Il messaggio del Papa al Meeting di Rimini per l’Amicizia tra i popoli cade quest’anno in due congiunture topiche. Una per il movimento di Cl, il centenario della nascita del fondatore, oggi Servo di Dio, mons. Luigi Giussani. L’altra per il contesto in cui oggi è alla prova della storia la missione del Meeting, la sollecitazione all’amicizia dei popoli: e questo contesto è la drammatica guerra in Ucraina, che questa amicizia sembra disarmare, a questa amicizia sembra togliere il terreno sotto i piedi su cui poter camminare.
Eppure, è proprio in questo contesto che risalta la perenne attualità della “trasmissione” di Giussani del messaggio cristiano, come lo qualificò nel discorso al Meeting del 1985: “Il cristianesimo non è nato per fondare una religione, è nato come passione per l’uomo. […] L’amore per l’uomo, la tenerezza per l’uomo, la passione per l’uomo, la stima assoluta per l’uomo”. Rinnovato tema di quest’anno. Una “trasmissione” del messaggio cristiano che Papa Francesco riconosce come patrimonio comune alla pastorale “umana” alla luce di Cristo, del suo pontificato e di quello del suo predecessore, Benedetto XVI.

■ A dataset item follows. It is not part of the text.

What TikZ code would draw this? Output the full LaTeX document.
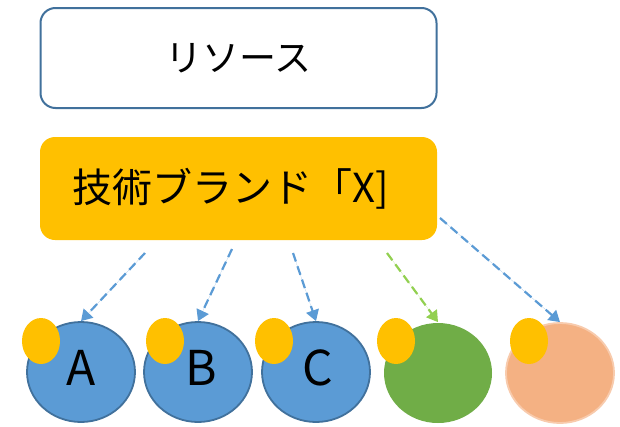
\documentclass[tikz,border=0pt]{standalone}
\usepackage{fontspec}
\setmainfont{Noto Sans CJK JP}
\usetikzlibrary{arrows.meta,shapes.geometric}
\definecolor{boxblue}{HTML}{41719C}
\definecolor{gold}{HTML}{FFC000}
\definecolor{cblue}{HTML}{5B9BD5}
\definecolor{cgreen}{HTML}{70AD47}
\definecolor{agreen}{HTML}{92D050}
\definecolor{peach}{HTML}{F4B183}
\definecolor{peachline}{HTML}{F8CBAD}
\tikzset{
  x=1pt, y=-1pt,
  topbox/.style={draw=boxblue, line width=2pt, fill=white, rounded corners=15pt, minimum width=396pt, minimum height=100pt, inner sep=0pt},
  brandbox/.style={fill=gold, rounded corners=15pt, minimum width=397pt, minimum height=103pt, inner sep=0pt},
  unit/.style={ellipse, minimum width=108pt, minimum height=100pt, inner sep=0pt, line width=1.8pt},
  dot/.style={ellipse, fill=gold, minimum width=38pt, minimum height=46pt, inner sep=0pt},
  link/.style={dash pattern=on 9pt off 5pt, line width=2.2pt, -{Triangle[width=13pt,length=11pt]}},
}
\begin{document}
\begin{tikzpicture}
\useasboundingbox[fill=white] (0,0) rectangle (620,426);
\node[topbox] (res) at (238.5,58) {\fontsize{37pt}{40pt}\selectfont リソース};
\node[brandbox] (brand) at (238.5,188.5) {};
\node[anchor=west, inner sep=0pt] (brandtxt) at (72,189) {\fontsize{40pt}{44pt}\selectfont 技術ブランド「X]};
\node[unit, draw=boxblue, fill=cblue] (cA) at (81,372) {};
\node[unit, draw=boxblue, fill=cblue] (cB) at (198,372) {};
\node[unit, draw=boxblue, fill=cblue] (cC) at (316,372) {};
\node[unit, fill=cgreen] (cD) at (438,373) {};
\node[unit, draw=peachline, fill=peach] (cE) at (560,373) {};
\node[inner sep=0pt] (lA) at (81,368) {\fontsize{48pt}{50pt}\selectfont A};
\node[inner sep=0pt] (lB) at (201,368) {\fontsize{48pt}{50pt}\selectfont B};
\node[inner sep=0pt] (lC) at (318,368) {\fontsize{48pt}{50pt}\selectfont C};
\node[dot] (dA) at (41,341) {};
\node[dot] (dB) at (165,341) {};
\node[dot] (dC) at (274,341) {};
\node[dot] (dD) at (396,341) {};
\node[dot] (dE) at (529,341) {};
\coordinate (s1) at (145,253);
\coordinate (s2) at (232,249);
\coordinate (s3) at (293,253);
\coordinate (s4) at (387,253);
\coordinate (s5) at (440,218);
\draw[link, draw=cblue, fill=cblue] (s1) -- (cA.north);
\draw[link, draw=cblue, fill=cblue] (s2) -- (cB.north);
\draw[link, draw=cblue, fill=cblue] (s3) -- (cC.north);
\draw[link, draw=agreen, fill=agreen] (s4) -- (cD.north);
\draw[link, draw=cblue, fill=cblue] (s5) -- (cE.north);
\end{tikzpicture}
\end{document}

Una “trasmissione” ripresa nell’etica che è stata fondativa del cristianesimo fin dalle origini, ed oggi di disarmante attualità, l’unica che letteralmente può disarmare questa attualità corrusca di decine di guerre combattute in questo momento nel mondo, di cui è persino inquietante che ce ne dimentichiamo perché presi nella tragedia ucraina alle porte di casa: l’etica del Samaritano. È solo l’etica del Samaritano, che Cristo ci propone come l’uomo buono che dobbiamo essere a prescindere dal Dio creduto e persino non creduto affatto – l’uomo che ha amore, tenerezza, passione, stima assoluta (cioè sciolta dal vincolo di qualsiasi appartenenza di razza, di religione, di nazionalità) per l’uomo – che ci può salvare, anche da questo fosco presente di una globalizzazione aberrante, come ebbero a condividere a Monaco di Baviera nel 2004 Ratzinger ed Habermas.
Ed è a quest’etica che il Papa chiede al Meeting di far fare anche quest’anno qualche passo in un mondo che ne ha disperatamente bisogno. Perché è l’unica etica comune che possiamo avere insieme credenti, mal credenti, e non credenti: quella dell’uomo. L’unica che consente anche all’uomo che non crede in Dio di farsi “santo”, se non agli occhi di Dio, almeno agli occhi degli uomini e di se stesso, come ebbe a scrivere Albert Camus in un passaggio memorabile de La Peste, grande metafora della condizione umana presa dal lato più difficile: come stare insieme, come viverla con dignità, questa esposta condizione alle cose e a noi stessi.